If allegorical, as @daeus-lamb has brought up, be very careful, very thorough, and very certain that the conclusions and parallels that people will draw from your story are accurate to God’s self-revelation (aka Scripture). Allegory applies imagination to the truth as an almost mathematically parallel function. The details ought not to be the same; but the parallels intended and the parallels drawn should be accurate, or the allegory has failed in it’s intended purpose.
If symbolic, be careful, thorough, and certain that your religio-philosophical foundation is strongly and clearly expressed through the themes, conflicts, and characters of your story. But when it comes to the specific details of your religion and deity, you have far more leeway of detail before people make false concusions/parallels from your depiction of deity.
Whether symbolic or allegorical, prominent or not, I think the safest route when presenting deity is the one I mentioned first of all: try to focus on developing a sense of the mystery, beauty, transcendence, infinity, incomprehensibility, and mind-blowing-ness of the deity, rather than specific theological details. In my opinion, if you successfully communicate the wonder, beauty, and awe that God is and brings, you have successfully represented God.

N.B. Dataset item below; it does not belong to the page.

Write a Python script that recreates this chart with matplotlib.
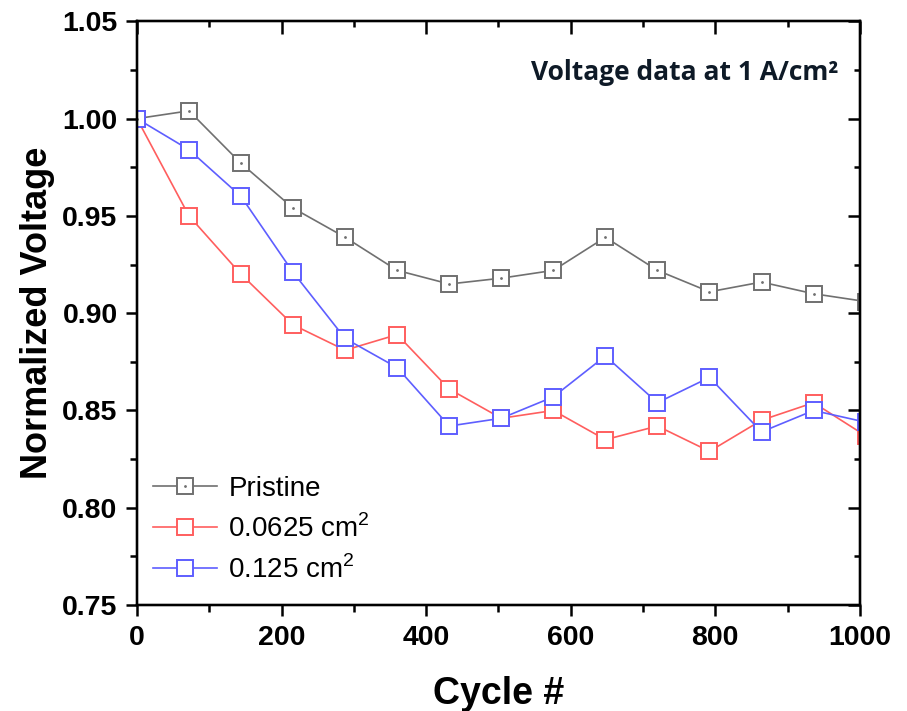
import matplotlib
matplotlib.use("Agg")
import matplotlib.pyplot as plt
from matplotlib.ticker import MultipleLocator
from matplotlib.legend_handler import HandlerTuple

# Data (cycle number vs normalized voltage)
cycles = [0, 72, 144, 216, 288, 360, 432, 504, 576, 648, 720, 792, 864, 936, 1008]
pristine = [1.000, 1.004, 0.977, 0.954, 0.939, 0.922, 0.915, 0.918, 0.922,
            0.939, 0.922, 0.911, 0.916, 0.910, 0.906]
area_0625 = [1.000, 0.950, 0.920, 0.894, 0.881, 0.889, 0.861, 0.846, 0.850,
             0.835, 0.842, 0.829, 0.845, 0.854, 0.837]
area_125 = [1.000, 0.984, 0.960, 0.921, 0.887, 0.872, 0.842, 0.846, 0.857,
            0.878, 0.854, 0.867, 0.839, 0.850, 0.844]

labels = ["Pristine", r"0.0625 cm$^{\mathregular{2}}$", r"0.125 cm$^{\mathregular{2}}$"]
colors = ["#707070", "#ff5e5e", "#5e5eff"]

plt.rcParams["font.family"] = ["Liberation Sans", "DejaVu Sans"]
plt.rcParams["mathtext.fontset"] = "custom"
plt.rcParams["mathtext.rm"] = "Liberation Sans"

fig = plt.figure(figsize=(9.07, 7.11), dpi=100)
ax = fig.add_axes([0.151, 0.149, 0.797, 0.821])

handles = []
for ys, c in zip([pristine, area_0625, area_125], colors):
    h, = ax.plot(cycles, ys, color=c, lw=1.2, marker="s", ms=11,
                 mfc="white", mec=c, mew=1.4)
    handles.append(h)

# small centre dots of the Pristine symbols
dot, = ax.plot(cycles, pristine, ls="none", marker=".", ms=2, color="#707070")

ax.set_xlim(0, 1000)
ax.set_ylim(0.75, 1.05)
ax.xaxis.set_major_locator(MultipleLocator(200))
ax.xaxis.set_minor_locator(MultipleLocator(100))
ax.yaxis.set_major_locator(MultipleLocator(0.05))
ax.yaxis.set_minor_locator(MultipleLocator(0.025))
ax.yaxis.set_major_formatter(plt.FormatStrFormatter("%.2f"))

for s in ax.spines.values():
    s.set_linewidth(1.6)

ax.tick_params(which="both", direction="out", top=False, right=False, width=1.8)
ax.tick_params(which="major", length=8, labelsize=20.5, pad=6)
ax.tick_params(which="minor", length=5)
for lab in ax.get_xticklabels() + ax.get_yticklabels():
    lab.set_fontweight("bold")

# inward ticks on top and right
axt = ax.twiny()
axt.set_xlim(ax.get_xlim())
axt.xaxis.set_major_locator(MultipleLocator(200))
axt.xaxis.set_minor_locator(MultipleLocator(100))
axt.tick_params(axis="x", which="both", direction="in", width=1.8, colors="black",
                top=True, bottom=False, labeltop=False, labelbottom=False)
axt.tick_params(axis="x", which="major", length=9)
axt.tick_params(axis="x", which="minor", length=4.5)
axr = ax.twinx()
axr.set_ylim(ax.get_ylim())
axr.yaxis.set_major_locator(MultipleLocator(0.05))
axr.yaxis.set_minor_locator(MultipleLocator(0.025))
axr.tick_params(axis="y", which="both", direction="in", width=1.8, colors="black",
                right=True, left=False, labelright=False, labelleft=False)
axr.tick_params(axis="y", which="major", length=9)
axr.tick_params(axis="y", which="minor", length=4.5)
for a in (axt, axr):
    for s in a.spines.values():
        s.set_linewidth(1.6)

ax.set_xlabel("Cycle #", fontsize=27, fontweight="bold", labelpad=18)
ax.set_ylabel("Normalized Voltage", fontsize=26, fontweight="bold", labelpad=5)

ax.text(0.97, 0.912, "Voltage data at 1 A/cm²", transform=ax.transAxes,
        ha="right", va="center", fontsize=19, fontweight="bold",
        family=["Open Sans", "DejaVu Sans"], color="#0e1a27")

ax.legend([(handles[0], dot), handles[1], handles[2]], labels,
          handler_map={tuple: HandlerTuple(ndivide=1, pad=0)},
          loc="lower left", bbox_to_anchor=(-0.012, -0.006), frameon=False,
          fontsize=20, handlelength=2.3, labelspacing=0.45, handletextpad=0.4)

fig.savefig("out.png", dpi=100)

And as a closing note, remember that while we are trying to sub-create worlds which are internally consistent and therefore should have a deity, we are still at the end of the day creating secondary worlds – and these are intended to be consumed by people in the primary world – in which God is God, and there’s no doubt about that.
If our goal was to create something that could be considered a primary world all by itself (obviously impossible, because we can’t actually create), then we would be, I think, duty bound to always have an impeccably accurate deity in those worlds. But as it is, we are sub-creators; and while we do our best to imitate the internal consistency of primary reality by having ‘Christian’ deities in our stories, we are writing for people who exist in a world in which there is already an impeccably perfect deity.
However, because many people in the primary world do not believe in that divine being as He has revealed Himself through Scripture, it can be very helpful for us to include deities in our stories as a way for us to communicate truths about God much more clearly via art (which is, by the way, an excellent persuader, because to experience truly Christian art, the reader also experience the truth in the art, and it then becomes a part of them – inasmuch as it has become a part of their experience).
Given the complexity of some of that, that’s probably more than two cents; but there it is. I love conversations like these.